- [The request]:
Return only the lines from the top of the data down to the one that holds "(n169) at (2448,582)", both included, without any pictures.

- [Supplied data]:
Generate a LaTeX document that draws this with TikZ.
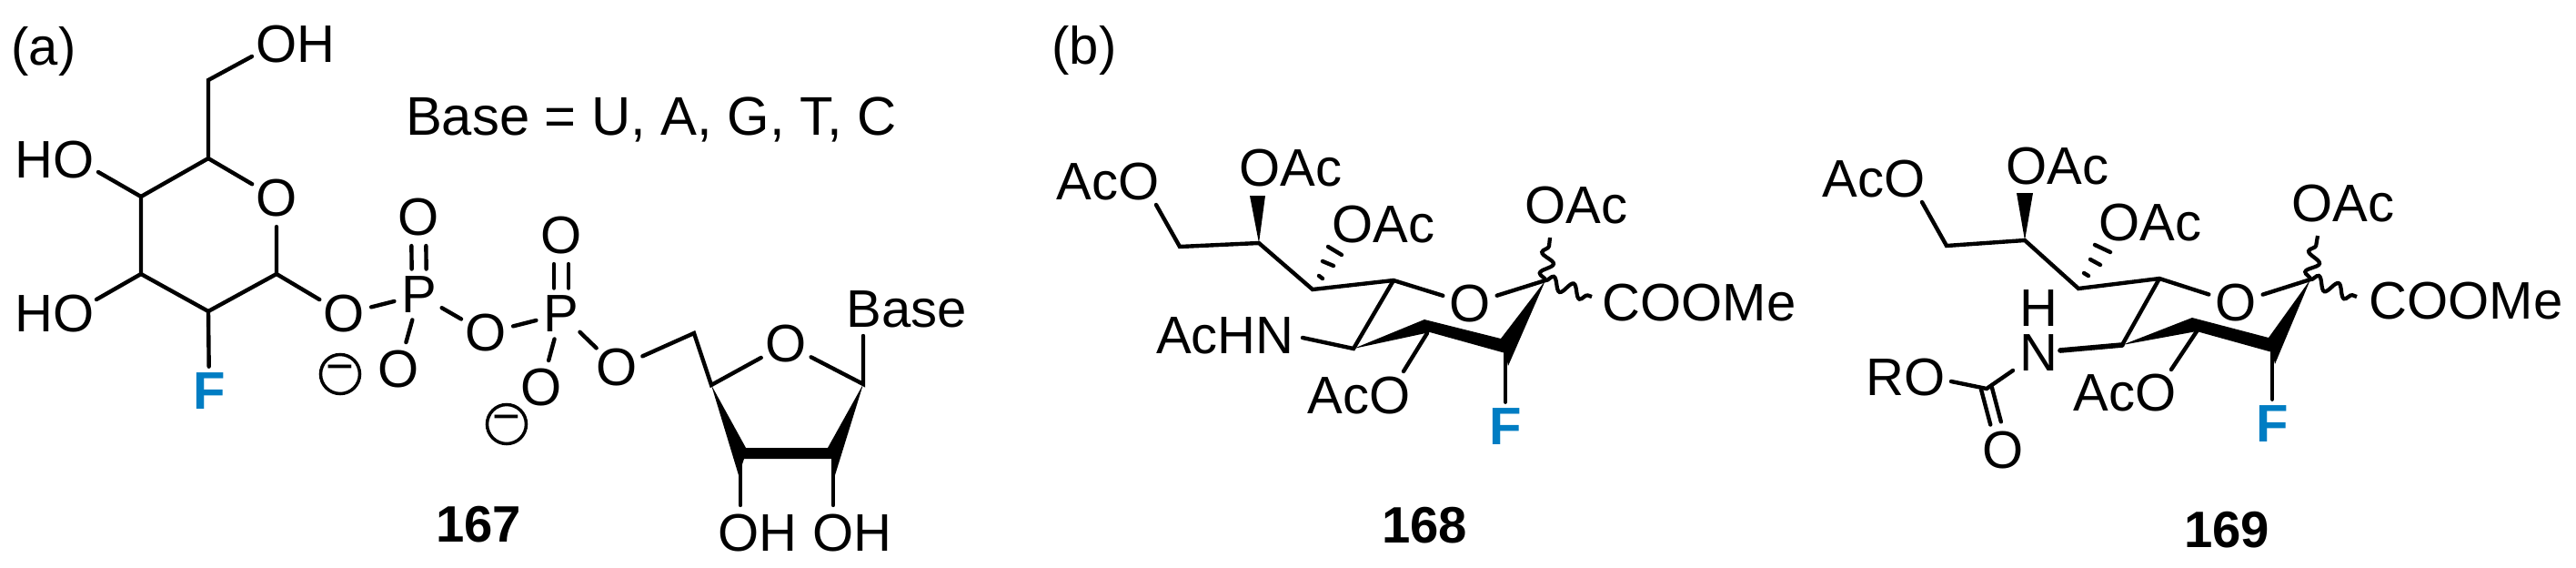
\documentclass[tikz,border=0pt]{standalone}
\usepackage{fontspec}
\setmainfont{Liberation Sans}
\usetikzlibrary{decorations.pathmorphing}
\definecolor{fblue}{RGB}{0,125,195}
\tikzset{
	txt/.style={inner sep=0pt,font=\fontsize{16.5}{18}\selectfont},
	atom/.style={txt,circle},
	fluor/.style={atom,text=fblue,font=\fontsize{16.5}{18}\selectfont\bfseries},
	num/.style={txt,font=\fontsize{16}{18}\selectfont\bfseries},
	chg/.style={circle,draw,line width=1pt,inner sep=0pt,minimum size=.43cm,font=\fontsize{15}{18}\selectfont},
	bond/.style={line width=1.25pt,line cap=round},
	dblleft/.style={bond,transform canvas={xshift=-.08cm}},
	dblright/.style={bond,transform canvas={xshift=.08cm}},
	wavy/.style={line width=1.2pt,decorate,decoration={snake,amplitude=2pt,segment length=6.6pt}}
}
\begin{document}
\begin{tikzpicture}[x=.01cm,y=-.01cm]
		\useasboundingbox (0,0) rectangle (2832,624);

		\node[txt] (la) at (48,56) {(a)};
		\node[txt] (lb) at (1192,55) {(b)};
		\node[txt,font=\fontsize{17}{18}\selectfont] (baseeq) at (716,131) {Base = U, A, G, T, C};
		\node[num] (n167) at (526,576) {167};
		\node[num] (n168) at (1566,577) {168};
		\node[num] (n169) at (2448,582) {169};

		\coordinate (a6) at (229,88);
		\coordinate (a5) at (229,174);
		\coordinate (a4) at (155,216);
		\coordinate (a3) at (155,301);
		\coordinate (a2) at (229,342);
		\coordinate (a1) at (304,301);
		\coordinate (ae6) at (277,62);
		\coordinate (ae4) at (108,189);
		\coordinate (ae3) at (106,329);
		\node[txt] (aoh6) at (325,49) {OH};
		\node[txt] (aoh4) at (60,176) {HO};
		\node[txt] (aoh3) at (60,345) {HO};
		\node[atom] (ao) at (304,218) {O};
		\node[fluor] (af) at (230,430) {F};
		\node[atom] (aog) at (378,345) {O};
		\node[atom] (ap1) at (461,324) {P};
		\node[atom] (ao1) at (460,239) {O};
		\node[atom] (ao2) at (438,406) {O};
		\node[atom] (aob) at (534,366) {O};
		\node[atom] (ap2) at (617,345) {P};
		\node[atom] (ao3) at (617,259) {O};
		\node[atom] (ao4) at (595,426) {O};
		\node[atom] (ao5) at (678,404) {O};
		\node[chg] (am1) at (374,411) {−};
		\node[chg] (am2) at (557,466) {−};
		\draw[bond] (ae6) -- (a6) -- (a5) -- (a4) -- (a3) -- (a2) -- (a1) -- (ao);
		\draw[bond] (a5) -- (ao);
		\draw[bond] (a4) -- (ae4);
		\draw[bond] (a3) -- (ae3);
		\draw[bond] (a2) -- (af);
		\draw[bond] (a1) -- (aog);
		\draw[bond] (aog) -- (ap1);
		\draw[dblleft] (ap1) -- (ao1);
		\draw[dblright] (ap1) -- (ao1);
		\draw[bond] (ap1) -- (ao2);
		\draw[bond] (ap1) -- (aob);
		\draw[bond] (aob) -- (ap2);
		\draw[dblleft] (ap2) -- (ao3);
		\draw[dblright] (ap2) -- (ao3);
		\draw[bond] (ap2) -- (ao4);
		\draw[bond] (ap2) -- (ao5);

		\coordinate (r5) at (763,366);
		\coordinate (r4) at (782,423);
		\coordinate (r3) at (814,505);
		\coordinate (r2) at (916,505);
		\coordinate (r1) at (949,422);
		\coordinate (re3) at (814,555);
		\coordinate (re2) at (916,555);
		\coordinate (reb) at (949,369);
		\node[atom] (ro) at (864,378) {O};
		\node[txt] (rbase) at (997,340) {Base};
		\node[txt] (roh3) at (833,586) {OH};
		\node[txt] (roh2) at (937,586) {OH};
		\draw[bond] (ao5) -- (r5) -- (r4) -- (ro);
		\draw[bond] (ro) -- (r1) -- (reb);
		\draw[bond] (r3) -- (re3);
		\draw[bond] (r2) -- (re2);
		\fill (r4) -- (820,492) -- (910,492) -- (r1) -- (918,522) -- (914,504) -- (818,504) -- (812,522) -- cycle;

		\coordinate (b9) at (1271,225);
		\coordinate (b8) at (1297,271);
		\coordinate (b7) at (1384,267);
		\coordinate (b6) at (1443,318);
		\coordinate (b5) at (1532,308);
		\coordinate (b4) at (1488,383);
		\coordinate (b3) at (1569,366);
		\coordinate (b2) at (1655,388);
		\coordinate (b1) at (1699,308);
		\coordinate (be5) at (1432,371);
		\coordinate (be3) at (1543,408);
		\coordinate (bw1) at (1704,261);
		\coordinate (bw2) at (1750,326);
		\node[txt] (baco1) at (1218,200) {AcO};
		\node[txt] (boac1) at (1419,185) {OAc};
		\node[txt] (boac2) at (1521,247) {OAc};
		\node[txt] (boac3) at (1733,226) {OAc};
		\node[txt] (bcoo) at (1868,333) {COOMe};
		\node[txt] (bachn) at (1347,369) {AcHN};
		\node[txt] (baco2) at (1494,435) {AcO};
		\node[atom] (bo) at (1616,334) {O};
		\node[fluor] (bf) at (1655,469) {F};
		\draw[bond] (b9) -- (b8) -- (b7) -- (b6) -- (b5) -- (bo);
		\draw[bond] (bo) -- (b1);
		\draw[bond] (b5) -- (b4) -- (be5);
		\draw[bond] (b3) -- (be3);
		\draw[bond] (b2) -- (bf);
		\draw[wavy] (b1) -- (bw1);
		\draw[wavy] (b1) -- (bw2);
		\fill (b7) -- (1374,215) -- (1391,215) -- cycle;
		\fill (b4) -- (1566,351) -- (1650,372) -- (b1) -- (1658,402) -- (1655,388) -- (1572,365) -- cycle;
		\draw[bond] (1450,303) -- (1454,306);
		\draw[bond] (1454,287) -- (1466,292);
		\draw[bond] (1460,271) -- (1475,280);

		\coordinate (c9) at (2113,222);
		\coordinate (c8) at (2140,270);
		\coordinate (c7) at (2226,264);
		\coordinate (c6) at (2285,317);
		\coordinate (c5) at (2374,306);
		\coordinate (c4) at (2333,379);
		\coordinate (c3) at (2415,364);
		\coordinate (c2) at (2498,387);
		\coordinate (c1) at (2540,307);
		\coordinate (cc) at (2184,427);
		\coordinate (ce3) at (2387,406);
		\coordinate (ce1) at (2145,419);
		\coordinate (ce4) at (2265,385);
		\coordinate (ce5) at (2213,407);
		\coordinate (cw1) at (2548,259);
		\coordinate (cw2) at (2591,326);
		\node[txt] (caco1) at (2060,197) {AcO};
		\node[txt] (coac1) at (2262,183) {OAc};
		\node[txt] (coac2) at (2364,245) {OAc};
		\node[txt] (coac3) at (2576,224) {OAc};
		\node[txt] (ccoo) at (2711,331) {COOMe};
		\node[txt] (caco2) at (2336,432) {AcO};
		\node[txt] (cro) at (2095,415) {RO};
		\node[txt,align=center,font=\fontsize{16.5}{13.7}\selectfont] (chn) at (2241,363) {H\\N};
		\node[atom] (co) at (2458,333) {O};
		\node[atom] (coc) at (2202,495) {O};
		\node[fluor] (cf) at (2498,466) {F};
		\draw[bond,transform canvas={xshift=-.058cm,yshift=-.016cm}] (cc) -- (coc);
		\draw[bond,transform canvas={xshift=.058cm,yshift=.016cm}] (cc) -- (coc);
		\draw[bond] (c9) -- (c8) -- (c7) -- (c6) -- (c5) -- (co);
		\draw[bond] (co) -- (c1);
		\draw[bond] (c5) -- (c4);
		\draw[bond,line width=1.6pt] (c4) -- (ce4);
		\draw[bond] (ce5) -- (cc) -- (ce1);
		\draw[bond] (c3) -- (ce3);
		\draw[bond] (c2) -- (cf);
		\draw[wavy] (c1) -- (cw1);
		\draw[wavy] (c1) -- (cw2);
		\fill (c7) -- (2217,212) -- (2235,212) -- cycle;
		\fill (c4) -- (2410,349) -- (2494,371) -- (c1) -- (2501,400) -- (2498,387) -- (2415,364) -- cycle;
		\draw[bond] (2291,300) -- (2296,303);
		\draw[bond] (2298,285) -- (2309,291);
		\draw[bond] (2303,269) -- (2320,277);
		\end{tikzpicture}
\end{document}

- [Correct output]:
Generate a LaTeX document that draws this with TikZ.
\documentclass[tikz,border=0pt]{standalone}
\usepackage{fontspec}
\setmainfont{Liberation Sans}
\usetikzlibrary{decorations.pathmorphing}
\definecolor{fblue}{RGB}{0,125,195}
\tikzset{
	txt/.style={inner sep=0pt,font=\fontsize{16.5}{18}\selectfont},
	atom/.style={txt,circle},
	fluor/.style={atom,text=fblue,font=\fontsize{16.5}{18}\selectfont\bfseries},
	num/.style={txt,font=\fontsize{16}{18}\selectfont\bfseries},
	chg/.style={circle,draw,line width=1pt,inner sep=0pt,minimum size=.43cm,font=\fontsize{15}{18}\selectfont},
	bond/.style={line width=1.25pt,line cap=round},
	dblleft/.style={bond,transform canvas={xshift=-.08cm}},
	dblright/.style={bond,transform canvas={xshift=.08cm}},
	wavy/.style={line width=1.2pt,decorate,decoration={snake,amplitude=2pt,segment length=6.6pt}}
}
\begin{document}
\begin{tikzpicture}[x=.01cm,y=-.01cm]
		\useasboundingbox (0,0) rectangle (2832,624);

		\node[txt] (la) at (48,56) {(a)};
		\node[txt] (lb) at (1192,55) {(b)};
		\node[txt,font=\fontsize{17}{18}\selectfont] (baseeq) at (716,131) {Base = U, A, G, T, C};
		\node[num] (n167) at (526,576) {167};
		\node[num] (n168) at (1566,577) {168};
		\node[num] (n169) at (2448,582) {169};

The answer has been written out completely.